Chekhov fully realized later the influence which his profession had exercised on his literary work, and he was able to write: “Only a doctor can know what value my knowledge of science has been to me,” and “It seems to me that as a doctor I have described the sicknesses of the soul correctly.”
His first collection of stories appeared in 1887, another one in the same year had immediate success, and both went through many editions.
Weary and with an obstinate cough, he went south in 1888, “One would gladly sell one’s soul for the pleasure of seeing the warm evening sky, and the streams and pools reflecting the darkly mournful sunset.” He described visits to his country neighbours and long drives during which, “we ate every half hour, and laughed to the verge of colic.”
His health, however, did not improve. In 1889 he began to have attacks of heart trouble.
The burden of his growing fame was beginning to be very irksome to him, and he wrote wearily at this time that he longed to be in the country, fishing in the lake, or lying in the hay.
Chekhov’s delicate and elusive descriptive power was best suited to his strange little tragic-comedies of Russian life, his “Tedious Tales,” as he called them.
In 1890 Chekhov's health failed, and the consumption, with which he had long been threatened, finally declared itself.
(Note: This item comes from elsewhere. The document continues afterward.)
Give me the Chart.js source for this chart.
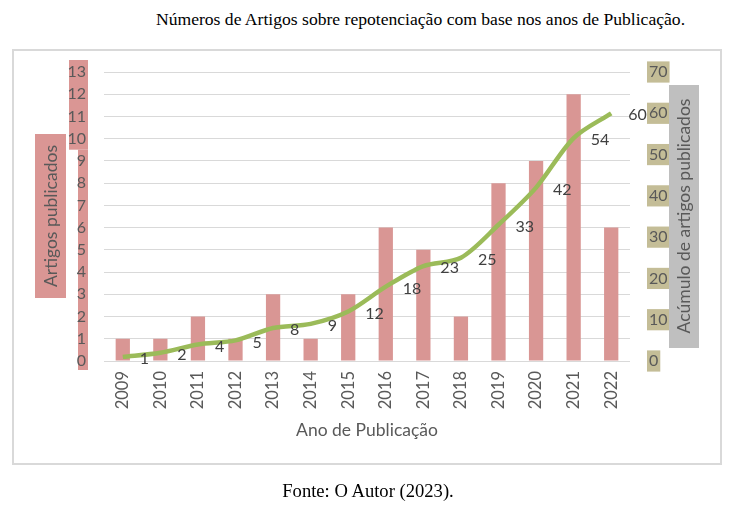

His illness exiled him to the Crimea, and he spent his last ten years there. His four important plays were written during this period of his life.
Chekhov died suddenly in a little village, whither he had gone in the hope of recovering his lost health.
Chekhov, with an art peculiar to himself, in scattered scenes, in haphazard glimpses into the lives of his characters, in seemingly trivial conversations, succeeded in showing the Russia of his day.